The major challenge for the wider deployment of MEG systems is the initial cost of the system and the large data base required to demonstrate excellent correlation of MSI with subsequent surgery. This effort involves system installation and data collection at research hospitals, an activity that is currently sparsely supported. The current initial diagnostic technique is low cost, electroencephalography (EEG). The major advantage of MEG over EEG is that the former does not require any contact with the patient's skin. In EEG, since electric currents travel the path of least resistance, moisture on the patient's scalp and variations in skull thickness can distort the mapping of the epilepsy source. Conversely, the magnetic field detected in MEG passes undistorted from the source to the SQUID detectors in the helmet worn by the patient.
Since the interpretation of MSI inevitably requires an MR image, the combination of ULF-MRI with MSI into a single system would both reduce the cost of the combined procedures and improve their co-registration accuracy.
Sensitive SQUIDs are also the basis of functional imaging of the heart in magnetocardiography (MCG or MFI - heart magnetic field imaging) systems. MCG systems detect, non-invasively and with unprecedented accuracy, the net flows of cardiac electric currents that drive the muscles in the heart. In many clinical locations around the world both scientists and physicians are independently validating the benefits of utilizing MCG for the detection and diagnosis of many forms of heart disease, especially cardiac ischemia and coronary artery disease.

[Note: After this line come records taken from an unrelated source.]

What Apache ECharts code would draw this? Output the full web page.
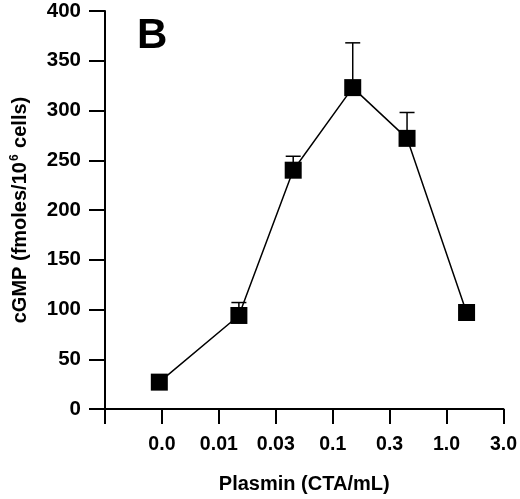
<!DOCTYPE html>
<html>
<head>
<meta charset="utf-8">
<script src="https://cdn.jsdelivr.net/npm/echarts@6/dist/echarts.min.js"></script>
<style>
html,body{margin:0;padding:0;background:#fff;}
#chart{width:520px;height:499px;}
</style>
</head>
<body>
<div id="chart"></div>
<script>
// Printed tick labels of the (log) plasmin axis and the concentrations they stand for
var xTickValues = [0.00316, 0.01, 0.03, 0.1, 0.3, 1, 3];
var xTickLabels = ['0.0', '0.01', '0.03', '0.1', '0.3', '1.0', '3.0'];
// Plasmin doses (CTA/mL); the control (0.0) is drawn near the "0.0" tick
var doses = [0.003, 0.015, 0.045, 0.15, 0.45, 1.5];
// cGMP (fmoles/10^6 cells)
var cgmp = [27, 94, 240, 323, 272, 97];
// upper error (SEM)
var errUp = [0, 13, 14, 45, 26, 0];

var lg = function (v) { return Math.log10(v); };
var tickLog = xTickValues.map(lg);
var lineData = doses.map(function (d, i) { return [lg(d), cgmp[i]]; });
var errData = doses.map(function (d, i) { return [lg(d), cgmp[i], cgmp[i] + errUp[i]]; });

var FONT = '"Liberation Sans", Arial, Helvetica, sans-serif';
var chart = echarts.init(document.getElementById('chart'), null, {renderer: 'canvas'});
chart.setOption({
  animation: false,
  backgroundColor: '#ffffff',
  grid: {left: 105, right: 15, top: 11, bottom: 90},
  xAxis: {
    type: 'value',
    min: -3,
    max: 0.5,
    interval: 0.5,
    name: 'Plasmin (CTA/mL)',
    nameLocation: 'middle',
    nameGap: 65,
    nameTextStyle: {fontFamily: FONT, fontWeight: 'bold', fontSize: 20, color: '#000'},
    axisLine: {onZero: false, lineStyle: {color: '#000', width: 2}},
    axisTick: {show: true, length: 15, lineStyle: {color: '#000', width: 2}},
    axisLabel: {
      margin: 26,
      showMinLabel: true,
      showMaxLabel: true,
      fontFamily: FONT, fontWeight: 'bold', fontSize: 19.5, color: '#000',
      formatter: function (v) {
        for (var i = 0; i < tickLog.length; i++) {
          if (Math.abs(tickLog[i] - v) < 0.05) return xTickLabels[i];
        }
        return '';
      }
    },
    splitLine: {show: false}
  },
  yAxis: {
    type: 'value',
    min: 0, max: 400, interval: 50,
    name: 'cGMP (fmoles/10{sup|6} cells)',
    nameLocation: 'middle',
    nameGap: 74,
    nameTextStyle: {
      fontFamily: FONT, fontWeight: 'bold', fontSize: 20, color: '#000',
      rich: {sup: {fontFamily: FONT, fontWeight: 'bold', fontSize: 12, color: '#000', verticalAlign: 'top', padding: [0, 1, 10, 1]}}
    },
    axisLine: {show: true, onZero: false, lineStyle: {color: '#000', width: 2}},
    axisTick: {show: true, length: 16, lineStyle: {color: '#000', width: 2}},
    axisLabel: {margin: 24, fontFamily: FONT, fontWeight: 'bold', fontSize: 20.5, color: '#000'},
    splitLine: {show: false}
  },
  graphic: [{
    type: 'text', left: 137, top: 15,
    style: {text: 'B', fontFamily: FONT, fontWeight: 'bold', fontSize: 42, fill: '#000'}
  }],
  series: [{
    type: 'custom',
    z: 1,
    data: errData,
    renderItem: function (params, api) {
      var x = api.value(0), y = api.value(1), top = api.value(2);
      if (top <= y) return null;
      var p0 = api.coord([x, y]);
      var p1 = api.coord([x, top]);
      var hw = 7.5;
      return {
        type: 'group',
        children: [
          {type: 'line', shape: {x1: p0[0], y1: p0[1], x2: p1[0], y2: p1[1]}, style: {stroke: '#000', lineWidth: 1.5}},
          {type: 'line', shape: {x1: p1[0] - hw, y1: p1[1], x2: p1[0] + hw, y2: p1[1]}, style: {stroke: '#000', lineWidth: 1.5}}
        ]
      };
    }
  }, {
    type: 'line',
    z: 2,
    data: lineData,
    symbol: 'rect',
    symbolSize: 17,
    itemStyle: {color: '#000'},
    lineStyle: {color: '#000', width: 1.5}
  }]
});
</script>
</body>
</html>
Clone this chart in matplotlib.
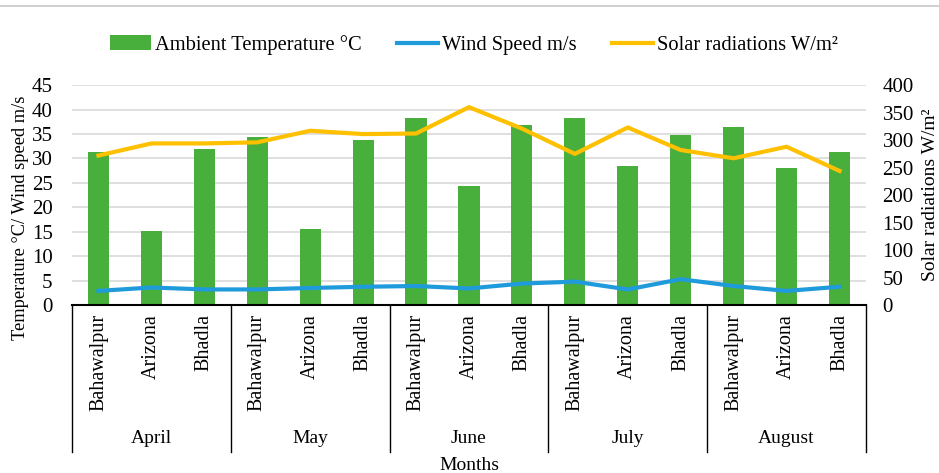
import matplotlib.pyplot as plt
from matplotlib.lines import Line2D
import numpy as np

plt.rcParams['font.family'] = ['Liberation Serif', 'DejaVu Serif']

months = ['April', 'May', 'June', 'July', 'August']
sites = ['Bahawalpur', 'Arizona', 'Bhadla']
temperature = [31.3, 15.1, 32.0, 34.3, 15.6, 33.8, 38.2, 24.3, 36.9,
               38.3, 28.5, 34.8, 36.4, 28.0, 31.3]
wind = [2.9, 3.6, 3.2, 3.2, 3.5, 3.75, 3.9, 3.4, 4.4,
        4.8, 3.2, 5.3, 3.9, 2.9, 3.75]
solar = [272, 294, 294, 296, 317, 311, 312, 360, 321,
         275, 323, 282, 267, 288, 244]

green = '#48AE3C'
blue = '#1F9BDB'
yellow = '#FFC000'

fig = plt.figure(figsize=(9.39, 4.73), dpi=100)
ax = fig.add_axes([0.0767, 0.355, 0.8455, 0.465])
ax2 = ax.twinx()

x = np.arange(len(temperature))
bars = ax.bar(x, temperature, width=0.4, color=green, label='Ambient Temperature °C', zorder=2)
wl, = ax.plot(x, wind, color=blue, lw=3, label='Wind Speed m/s', zorder=3)
sl, = ax2.plot(x, solar, color=yellow, lw=3, label='Solar radiations W/m²', zorder=3)

ax.set_xlim(-0.5, len(x) - 0.5)
ax.set_ylim(0, 45)
ax.set_yticks(range(0, 46, 5))
ax2.set_ylim(0, 400)
ax2.set_yticks(range(0, 401, 50))
ax.grid(axis='y', color='#d9d9d9', lw=1.2, zorder=0)
ax.set_axisbelow(True)
for a in (ax, ax2):
    for s in ('top', 'left', 'right', 'bottom'):
        a.spines[s].set_visible(False)
    a.tick_params(axis='y', length=0, labelsize=15)
ax.spines['bottom'].set_visible(True)
ax.spines['bottom'].set_linewidth(1.5)
ax.tick_params(axis='x', length=0, labelbottom=False)
ax.tick_params(axis='y', pad=14)
ax2.tick_params(axis='y', pad=12)

ax.set_ylabel('Temperature °C/ Wind speed m/s', fontsize=13.2)
ax.yaxis.set_label_coords(-0.054, 0.395)
ax2.set_ylabel('Solar radiations W/m²', fontsize=14)
ax2.yaxis.set_label_coords(1.0705, 0.5)

# multi-level category axis
trans = ax.get_xaxis_transform()
bottom = -0.668
for b in np.arange(-0.5, len(x), 3):
    ax.plot([b, b], [0, bottom], color='black', lw=1, transform=trans, clip_on=False)
for i in x:
    ax.text(i, -0.04, sites[i % 3], rotation=90, ha='center', va='top',
            fontsize=14.5, transform=trans)
for j, m in enumerate(months):
    ax.text(j * 3 + 1, -0.605, m, ha='center', va='center', fontsize=14, transform=trans)
ax.text(7, -0.73, 'Months', ha='center', va='center', fontsize=14, transform=trans)

fig.legend([bars, wl, sl],
           ['Ambient Temperature °C', 'Wind Speed m/s', 'Solar radiations W/m²'],
           loc='center', bbox_to_anchor=(0.505, 0.905), ncol=3,
           frameon=False, fontsize=14.8, handlelength=2.0, columnspacing=1.7,
           handletextpad=0.2)

fig.add_artist(Line2D([0, 1], [0.987, 0.987], color='#c8c8c8', lw=1.2))

fig.savefig('out.png', dpi=100)
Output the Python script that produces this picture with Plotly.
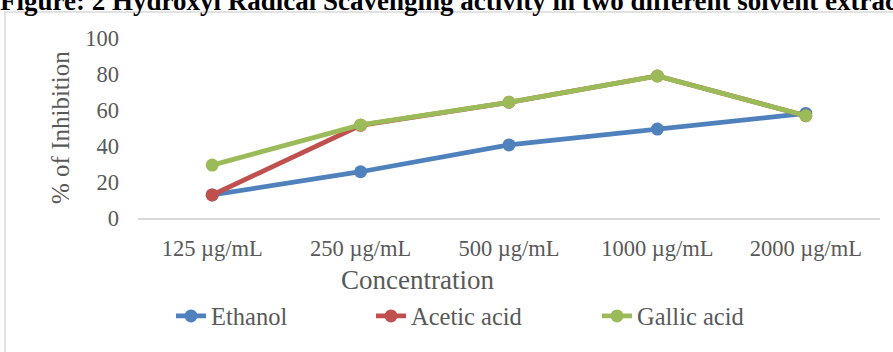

Sensitivity for the detection of ischemia has been reported as high as 100% in recent studies, and with such diagnostic accuracy it is not unreasonable to predict that MCG systems will find a home not only in hospitals, and especially emergency departments, but also in outpatient imaging centers and cardiology clinics, where the rapid evaluation of patients with suspicion of a life-threatening heart attack is absolutely critical to save lives. Significant economic benefits can also be projected. Compared with electrocardiography (EKG), MCG has a number of distinct advantages: [2]
While commercial systems do exist, the challenge for MCG, as in the case for MEG, is the development of a large enough database of clinical diagnostic correlations to convince insurers, such as Medicare, of the economic and healthcare benefits of MCG. Because it is radiation-free and risk-free MCG can be used often during routine follow-up after an operation or during cardiac rehabilitation. The efficacy of a drug regimen can be tracked with MCG or even the recurrence of blockages after invasive treatment of a coronary artery. With the safety of a blood pressure reading and being equivalent to the diagnostic power of a nuclear imaging procedure, MCG should be poised to revolutionize cardiac care.
The most pressing need in the quest to realize the full potential of these advances is the support for medical research aimed at correlating the data collected by ULF-MRI, MEG, and MCG, with actual clinical outcomes. As the pressure continues towards decreasing healthcare costs, this is an example where the investment in supporting research would inevitably lead to long term benefits and savings far exceeding the initial cost of development.